WHAT THE TASK REQUIRES ▸
Copy all of the material word for word, except for the pictures.
-=-=-
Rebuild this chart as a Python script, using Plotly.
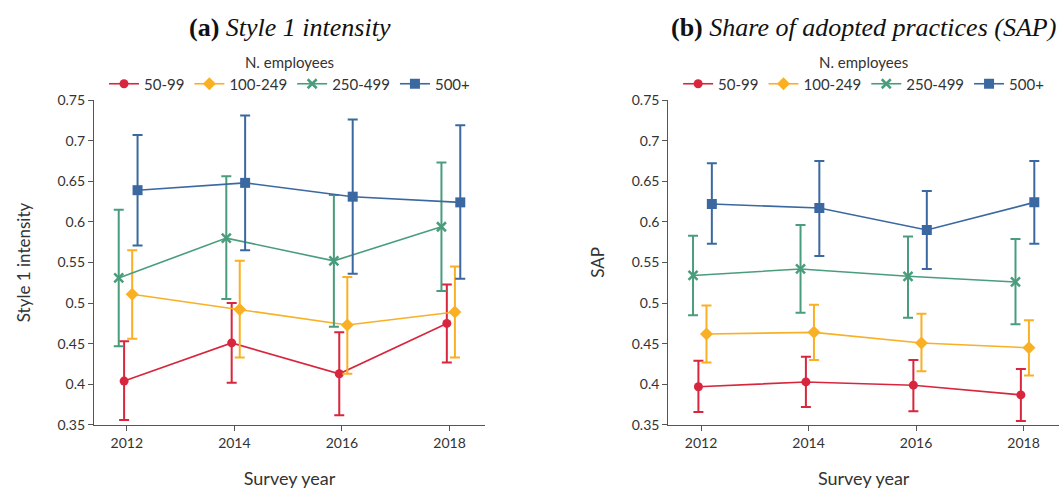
import plotly.graph_objects as go

years = [2012, 2014, 2016, 2018]
groups = ["50-99", "100-249", "250-499", "500+"]

# Panel (a): Style 1 intensity — mean, upper, lower
a_mean = {
    "50-99":   [0.404, 0.451, 0.413, 0.475],
    "100-249": [0.511, 0.492, 0.473, 0.489],
    "250-499": [0.531, 0.580, 0.552, 0.594],
    "500+":    [0.639, 0.648, 0.631, 0.624],
}
a_upper = {
    "50-99":   [0.453, 0.500, 0.464, 0.523],
    "100-249": [0.565, 0.552, 0.532, 0.545],
    "250-499": [0.615, 0.656, 0.633, 0.673],
    "500+":    [0.707, 0.731, 0.726, 0.719],
}
a_lower = {
    "50-99":   [0.356, 0.402, 0.362, 0.427],
    "100-249": [0.456, 0.433, 0.413, 0.433],
    "250-499": [0.447, 0.505, 0.471, 0.515],
    "500+":    [0.571, 0.565, 0.536, 0.530],
}

# Panel (b): SAP — mean, upper, lower
b_mean = {
    "50-99":   [0.397, 0.403, 0.399, 0.387],
    "100-249": [0.462, 0.464, 0.451, 0.445],
    "250-499": [0.534, 0.542, 0.533, 0.526],
    "500+":    [0.622, 0.617, 0.590, 0.624],
}
b_upper = {
    "50-99":   [0.429, 0.434, 0.430, 0.419],
    "100-249": [0.497, 0.498, 0.487, 0.479],
    "250-499": [0.583, 0.596, 0.582, 0.579],
    "500+":    [0.672, 0.675, 0.638, 0.675],
}
b_lower = {
    "50-99":   [0.366, 0.372, 0.367, 0.355],
    "100-249": [0.427, 0.430, 0.416, 0.411],
    "250-499": [0.485, 0.488, 0.482, 0.474],
    "500+":    [0.573, 0.558, 0.542, 0.573],
}

colors = {"50-99": "#D7263D", "100-249": "#F9B024", "250-499": "#4A9D7C", "500+": "#3B68A0"}
symbols = {"50-99": "circle", "100-249": "diamond", "250-499": "x-thin-open", "500+": "square"}
sizes = {"50-99": 9, "100-249": 10, "250-499": 9, "500+": 10}
dodge = {"50-99": -0.05, "100-249": 0.1, "250-499": -0.15, "500+": 0.2}

FONT = "Source Sans Pro, Lato, Noto Sans, sans-serif"

fig = go.Figure()

def add_panel(mean, upper, lower, xaxis, yaxis, legend):
    for g in groups:
        xs = [y + dodge[g] for y in years]
        up = [u - m for u, m in zip(upper[g], mean[g])]
        dn = [m - l for m, l in zip(mean[g], lower[g])]
        sym = symbols[g]
        marker = dict(symbol=sym, size=sizes[g], color=colors[g])
        if sym.startswith("x"):
            marker["line"] = dict(color=colors[g], width=2.5)
        fig.add_trace(go.Scatter(
            x=xs, y=mean[g], name=g, mode="lines+markers",
            line=dict(color=colors[g], width=1.6),
            marker=marker,
            error_y=dict(type="data", symmetric=False, array=up, arrayminus=dn,
                         color=colors[g], thickness=2, width=5),
            xaxis=xaxis, yaxis=yaxis, legend=legend,
        ))

add_panel(a_mean, a_upper, a_lower, "x", "y", "legend")
add_panel(b_mean, b_upper, b_lower, "x2", "y2", "legend2")

xcommon = dict(range=[2011.39, 2018.66], tickvals=years, ticktext=[str(y) for y in years],
               showline=True, linecolor="#555", linewidth=1.2, ticks="outside",
               ticklen=5, tickcolor="#555", showgrid=False, zeroline=False, automargin=False,
               tickfont=dict(size=14, color="#333", family=FONT),
               title=dict(text="Survey year", font=dict(size=18, color="#333", family=FONT), standoff=30))
ycommon = dict(range=[0.35, 0.75], dtick=0.05, tick0=0.35,
               showline=True, linecolor="#555", linewidth=1.2, ticks="outside",
               ticklen=5, tickcolor="#555", showgrid=False, zeroline=False, automargin=False,
               tickfont=dict(size=14, color="#333", family=FONT))

LEG_Y = 1 - 74 / 489
TITLE_Y = 1 - 28 / 489

fig.update_layout(
    width=1062, height=489,
    margin=dict(l=0, r=0, t=0, b=0),
    paper_bgcolor="white", plot_bgcolor="white",
    font=dict(family=FONT, color="#333"),
    xaxis=dict(domain=[0.0885, 0.4567], anchor="y", **xcommon),
    yaxis=dict(domain=[0.1309, 0.7955], anchor="x",
               title=dict(text="Style 1 intensity", font=dict(size=17, color="#333", family=FONT), standoff=22),
               **ycommon),
    xaxis2=dict(domain=[0.6293, 0.9972], anchor="y2", **xcommon),
    yaxis2=dict(domain=[0.1309, 0.7955], anchor="x2",
                title=dict(text="SAP", font=dict(size=17, color="#333", family=FONT), standoff=22),
                **ycommon),
    legend=dict(orientation="h", x=0.2726, xanchor="center", y=LEG_Y, yanchor="middle",
                title=dict(text="N. employees", side="top center", font=dict(size=15, family=FONT)),
                font=dict(size=15, color="#333", family=FONT), bgcolor="rgba(0,0,0,0)",
                itemwidth=30, tracegroupgap=0),
    legend2=dict(orientation="h", x=0.8132, xanchor="center", y=LEG_Y, yanchor="middle",
                 title=dict(text="N. employees", side="top center", font=dict(size=15, family=FONT)),
                 font=dict(size=15, color="#333", family=FONT), bgcolor="rgba(0,0,0,0)",
                 itemwidth=30, tracegroupgap=0),
    annotations=[
        dict(text="<b>(a)</b> <i>Style 1 intensity</i>", x=0.2726, y=TITLE_Y, xref="paper", yref="paper",
             showarrow=False, font=dict(family="Liberation Serif, Times New Roman, serif", size=26, color="#111"),
             xanchor="center", yanchor="middle"),
        dict(text="<b>(b)</b> <i>Share of adopted practices (SAP)</i>", x=0.8132, y=TITLE_Y, xref="paper", yref="paper",
             showarrow=False, font=dict(family="Liberation Serif, Times New Roman, serif", size=26, color="#111"),
             xanchor="center", yanchor="middle"),
    ],
)

fig.write_html("out.html")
-=-=-
RESULT OF THIS EXERCISE ▸
Rebuild this chart as a Python script, using Plotly.
import plotly.graph_objects as go

years = [2012, 2014, 2016, 2018]
groups = ["50-99", "100-249", "250-499", "500+"]

# Panel (a): Style 1 intensity — mean, upper, lower
a_mean = {
    "50-99":   [0.404, 0.451, 0.413, 0.475],
    "100-249": [0.511, 0.492, 0.473, 0.489],
    "250-499": [0.531, 0.580, 0.552, 0.594],
    "500+":    [0.639, 0.648, 0.631, 0.624],
}
a_upper = {
    "50-99":   [0.453, 0.500, 0.464, 0.523],
    "100-249": [0.565, 0.552, 0.532, 0.545],
    "250-499": [0.615, 0.656, 0.633, 0.673],
    "500+":    [0.707, 0.731, 0.726, 0.719],
}
a_lower = {
    "50-99":   [0.356, 0.402, 0.362, 0.427],
    "100-249": [0.456, 0.433, 0.413, 0.433],
    "250-499": [0.447, 0.505, 0.471, 0.515],
    "500+":    [0.571, 0.565, 0.536, 0.530],
}

# Panel (b): SAP — mean, upper, lower
b_mean = {
    "50-99":   [0.397, 0.403, 0.399, 0.387],
    "100-249": [0.462, 0.464, 0.451, 0.445],
    "250-499": [0.534, 0.542, 0.533, 0.526],
    "500+":    [0.622, 0.617, 0.590, 0.624],
}
b_upper = {
    "50-99":   [0.429, 0.434, 0.430, 0.419],
    "100-249": [0.497, 0.498, 0.487, 0.479],
    "250-499": [0.583, 0.596, 0.582, 0.579],
    "500+":    [0.672, 0.675, 0.638, 0.675],
}
b_lower = {
    "50-99":   [0.366, 0.372, 0.367, 0.355],
    "100-249": [0.427, 0.430, 0.416, 0.411],
    "250-499": [0.485, 0.488, 0.482, 0.474],
    "500+":    [0.573, 0.558, 0.542, 0.573],
}

colors = {"50-99": "#D7263D", "100-249": "#F9B024", "250-499": "#4A9D7C", "500+": "#3B68A0"}
symbols = {"50-99": "circle", "100-249": "diamond", "250-499": "x-thin-open", "500+": "square"}
sizes = {"50-99": 9, "100-249": 10, "250-499": 9, "500+": 10}
dodge = {"50-99": -0.05, "100-249": 0.1, "250-499": -0.15, "500+": 0.2}

FONT = "Source Sans Pro, Lato, Noto Sans, sans-serif"

fig = go.Figure()

def add_panel(mean, upper, lower, xaxis, yaxis, legend):
    for g in groups:
        xs = [y + dodge[g] for y in years]
        up = [u - m for u, m in zip(upper[g], mean[g])]
        dn = [m - l for m, l in zip(mean[g], lower[g])]
        sym = symbols[g]
        marker = dict(symbol=sym, size=sizes[g], color=colors[g])
        if sym.startswith("x"):
            marker["line"] = dict(color=colors[g], width=2.5)
        fig.add_trace(go.Scatter(
            x=xs, y=mean[g], name=g, mode="lines+markers",
            line=dict(color=colors[g], width=1.6),
            marker=marker,
            error_y=dict(type="data", symmetric=False, array=up, arrayminus=dn,
                         color=colors[g], thickness=2, width=5),
            xaxis=xaxis, yaxis=yaxis, legend=legend,
        ))

add_panel(a_mean, a_upper, a_lower, "x", "y", "legend")
add_panel(b_mean, b_upper, b_lower, "x2", "y2", "legend2")

xcommon = dict(range=[2011.39, 2018.66], tickvals=years, ticktext=[str(y) for y in years],
               showline=True, linecolor="#555", linewidth=1.2, ticks="outside",
               ticklen=5, tickcolor="#555", showgrid=False, zeroline=False, automargin=False,
               tickfont=dict(size=14, color="#333", family=FONT),
               title=dict(text="Survey year", font=dict(size=18, color="#333", family=FONT), standoff=30))
ycommon = dict(range=[0.35, 0.75], dtick=0.05, tick0=0.35,
               showline=True, linecolor="#555", linewidth=1.2, ticks="outside",
               ticklen=5, tickcolor="#555", showgrid=False, zeroline=False, automargin=False,
               tickfont=dict(size=14, color="#333", family=FONT))

LEG_Y = 1 - 74 / 489
TITLE_Y = 1 - 28 / 489

fig.update_layout(
    width=1062, height=489,
    margin=dict(l=0, r=0, t=0, b=0),
    paper_bgcolor="white", plot_bgcolor="white",
    font=dict(family=FONT, color="#333"),
    xaxis=dict(domain=[0.0885, 0.4567], anchor="y", **xcommon),
    yaxis=dict(domain=[0.1309, 0.7955], anchor="x",
               title=dict(text="Style 1 intensity", font=dict(size=17, color="#333", family=FONT), standoff=22),
               **ycommon),
    xaxis2=dict(domain=[0.6293, 0.9972], anchor="y2", **xcommon),
    yaxis2=dict(domain=[0.1309, 0.7955], anchor="x2",
                title=dict(text="SAP", font=dict(size=17, color="#333", family=FONT), standoff=22),
                **ycommon),
    legend=dict(orientation="h", x=0.2726, xanchor="center", y=LEG_Y, yanchor="middle",
                title=dict(text="N. employees", side="top center", font=dict(size=15, family=FONT)),
                font=dict(size=15, color="#333", family=FONT), bgcolor="rgba(0,0,0,0)",
                itemwidth=30, tracegroupgap=0),
    legend2=dict(orientation="h", x=0.8132, xanchor="center", y=LEG_Y, yanchor="middle",
                 title=dict(text="N. employees", side="top center", font=dict(size=15, family=FONT)),
                 font=dict(size=15, color="#333", family=FONT), bgcolor="rgba(0,0,0,0)",
                 itemwidth=30, tracegroupgap=0),
    annotations=[
        dict(text="<b>(a)</b> <i>Style 1 intensity</i>", x=0.2726, y=TITLE_Y, xref="paper", yref="paper",
             showarrow=False, font=dict(family="Liberation Serif, Times New Roman, serif", size=26, color="#111"),
             xanchor="center", yanchor="middle"),
        dict(text="<b>(b)</b> <i>Share of adopted practices (SAP)</i>", x=0.8132, y=TITLE_Y, xref="paper", yref="paper",
             showarrow=False, font=dict(family="Liberation Serif, Times New Roman, serif", size=26, color="#111"),
             xanchor="center", yanchor="middle"),
    ],
)

fig.write_html("out.html")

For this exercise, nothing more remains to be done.